Leave out the pictures and reproduce all of the data exactly.

- [Given data]
::::::

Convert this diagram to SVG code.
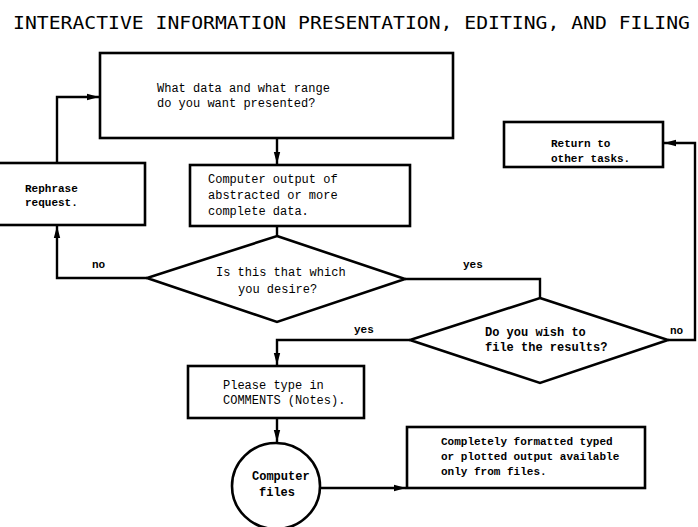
<svg xmlns="http://www.w3.org/2000/svg" width="698" height="527" viewBox="0 0 698 527">
<style>
.box{fill:#fff;stroke:#000;stroke-width:2.6}
.ln{fill:none;stroke:#000;stroke-width:2.4}
.t{font-family:"Liberation Mono","DejaVu Sans Mono",monospace;font-size:12px;fill:#000}
.b{font-weight:bold}
.s{font-size:11px}
.title{font-family:"DejaVu Sans Mono","Liberation Mono",monospace;font-size:18px;fill:#000}
</style>
<defs>
<marker id="ah" viewBox="0 0 12 8" refX="12" refY="4" markerWidth="12" markerHeight="8" markerUnits="userSpaceOnUse" orient="auto">
<path d="M0,0.8 L12,4 L0,7.2 Z" fill="#000"/>
</marker>
</defs>
<rect width="698" height="527" fill="#fff"/>
<text class="title" x="13" y="29" textLength="677" lengthAdjust="spacingAndGlyphs">INTERACTIVE INFORMATION PRESENTATION, EDITING, AND FILING</text>

<g id="connectors">
<path class="ln" d="M57,163 V97 H99" marker-end="url(#ah)"/>
<path class="ln" d="M277,138 V164" marker-end="url(#ah)"/>
<path class="ln" d="M277,226 V236"/>
<path class="ln" d="M147,278 H57 V226" marker-end="url(#ah)"/>
<path class="ln" d="M405,279 H540 V298"/>
<path class="ln" d="M668,340 H695 V143 H664" marker-end="url(#ah)"/>
<path class="ln" d="M410,340 H277 V365" marker-end="url(#ah)"/>
<path class="ln" d="M277,418 V442" marker-end="url(#ah)"/>
<path class="ln" d="M320,488 H406" marker-end="url(#ah)"/>
<text class="t b s" x="92" y="268">no</text>
<text class="t b s" x="463" y="268">yes</text>
<text class="t b s" x="354" y="333">yes</text>
<text class="t b s" x="670" y="334">no</text>
</g>

<g id="query">
<rect class="box" x="100" y="53" width="353" height="85"/>
<text class="t" x="157" y="92">What data and what range</text>
<text class="t" x="157" y="107">do you want presented?</text>
</g>

<g id="rephrase">
<rect class="box" x="-2" y="163" width="147" height="62"/>
<text class="t b s" x="25" y="192">Rephrase</text>
<text class="t b s" x="25" y="206">request.</text>
</g>

<g id="output">
<rect class="box" x="190" y="165" width="220" height="61"/>
<text class="t" x="208" y="183">Computer output of</text>
<text class="t" x="208" y="199">abstracted or more</text>
<text class="t" x="208" y="215">complete data.</text>
</g>

<g id="return">
<rect class="box" x="504" y="122" width="159" height="45"/>
<text class="t b s" x="551" y="147">Return to</text>
<text class="t b s" x="551" y="162">other tasks.</text>
</g>

<g id="desire">
<path class="box" d="M277,236 L405,279 L277,322 L147,278 Z"/>
<text class="t" x="216" y="276">Is this that which</text>
<text class="t" x="238" y="293">you desire?</text>
</g>

<g id="file">
<path class="box" d="M540,298 L668,340 L540,383 L410,340 Z"/>
<text class="t b" x="485" y="336">Do you wish to</text>
<text class="t b" x="485" y="351">file the results?</text>
</g>

<g id="comments">
<rect class="box" x="188" y="366" width="176" height="52"/>
<text class="t" x="223" y="389">Please type in</text>
<text class="t" x="223" y="404">COMMENTS (Notes).</text>
</g>

<g id="files">
<ellipse class="box" cx="276" cy="486" rx="44" ry="43"/>
<text class="t b" x="252" y="480">Computer</text>
<text class="t b" x="259" y="496">files</text>
</g>

<g id="final">
<rect class="box" x="407" y="427" width="238" height="61"/>
<text class="t b s" x="441" y="445">Completely formatted typed</text>
<text class="t b s" x="441" y="460">or plotted output available</text>
<text class="t b s" x="441" y="475">only from files.</text>
</g>
</svg>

::::::

- [Response to the task]
Convert this diagram to SVG code.
<svg xmlns="http://www.w3.org/2000/svg" width="698" height="527" viewBox="0 0 698 527">
<style>
.box{fill:#fff;stroke:#000;stroke-width:2.6}
.ln{fill:none;stroke:#000;stroke-width:2.4}
.t{font-family:"Liberation Mono","DejaVu Sans Mono",monospace;font-size:12px;fill:#000}
.b{font-weight:bold}
.s{font-size:11px}
.title{font-family:"DejaVu Sans Mono","Liberation Mono",monospace;font-size:18px;fill:#000}
</style>
<defs>
<marker id="ah" viewBox="0 0 12 8" refX="12" refY="4" markerWidth="12" markerHeight="8" markerUnits="userSpaceOnUse" orient="auto">
<path d="M0,0.8 L12,4 L0,7.2 Z" fill="#000"/>
</marker>
</defs>
<rect width="698" height="527" fill="#fff"/>
<text class="title" x="13" y="29" textLength="677" lengthAdjust="spacingAndGlyphs">INTERACTIVE INFORMATION PRESENTATION, EDITING, AND FILING</text>

<g id="connectors">
<path class="ln" d="M57,163 V97 H99" marker-end="url(#ah)"/>
<path class="ln" d="M277,138 V164" marker-end="url(#ah)"/>
<path class="ln" d="M277,226 V236"/>
<path class="ln" d="M147,278 H57 V226" marker-end="url(#ah)"/>
<path class="ln" d="M405,279 H540 V298"/>
<path class="ln" d="M668,340 H695 V143 H664" marker-end="url(#ah)"/>
<path class="ln" d="M410,340 H277 V365" marker-end="url(#ah)"/>
<path class="ln" d="M277,418 V442" marker-end="url(#ah)"/>
<path class="ln" d="M320,488 H406" marker-end="url(#ah)"/>
<text class="t b s" x="92" y="268">no</text>
<text class="t b s" x="463" y="268">yes</text>
<text class="t b s" x="354" y="333">yes</text>
<text class="t b s" x="670" y="334">no</text>
</g>

<g id="query">
<rect class="box" x="100" y="53" width="353" height="85"/>
<text class="t" x="157" y="92">What data and what range</text>
<text class="t" x="157" y="107">do you want presented?</text>
</g>

<g id="rephrase">
<rect class="box" x="-2" y="163" width="147" height="62"/>
<text class="t b s" x="25" y="192">Rephrase</text>
<text class="t b s" x="25" y="206">request.</text>
</g>

<g id="output">
<rect class="box" x="190" y="165" width="220" height="61"/>
<text class="t" x="208" y="183">Computer output of</text>
<text class="t" x="208" y="199">abstracted or more</text>
<text class="t" x="208" y="215">complete data.</text>
</g>

<g id="return">
<rect class="box" x="504" y="122" width="159" height="45"/>
<text class="t b s" x="551" y="147">Return to</text>
<text class="t b s" x="551" y="162">other tasks.</text>
</g>

<g id="desire">
<path class="box" d="M277,236 L405,279 L277,322 L147,278 Z"/>
<text class="t" x="216" y="276">Is this that which</text>
<text class="t" x="238" y="293">you desire?</text>
</g>

<g id="file">
<path class="box" d="M540,298 L668,340 L540,383 L410,340 Z"/>
<text class="t b" x="485" y="336">Do you wish to</text>
<text class="t b" x="485" y="351">file the results?</text>
</g>

<g id="comments">
<rect class="box" x="188" y="366" width="176" height="52"/>
<text class="t" x="223" y="389">Please type in</text>
<text class="t" x="223" y="404">COMMENTS (Notes).</text>
</g>

<g id="files">
<ellipse class="box" cx="276" cy="486" rx="44" ry="43"/>
<text class="t b" x="252" y="480">Computer</text>
<text class="t b" x="259" y="496">files</text>
</g>

<g id="final">
<rect class="box" x="407" y="427" width="238" height="61"/>
<text class="t b s" x="441" y="445">Completely formatted typed</text>
<text class="t b s" x="441" y="460">or plotted output available</text>
<text class="t b s" x="441" y="475">only from files.</text>
</g>
</svg>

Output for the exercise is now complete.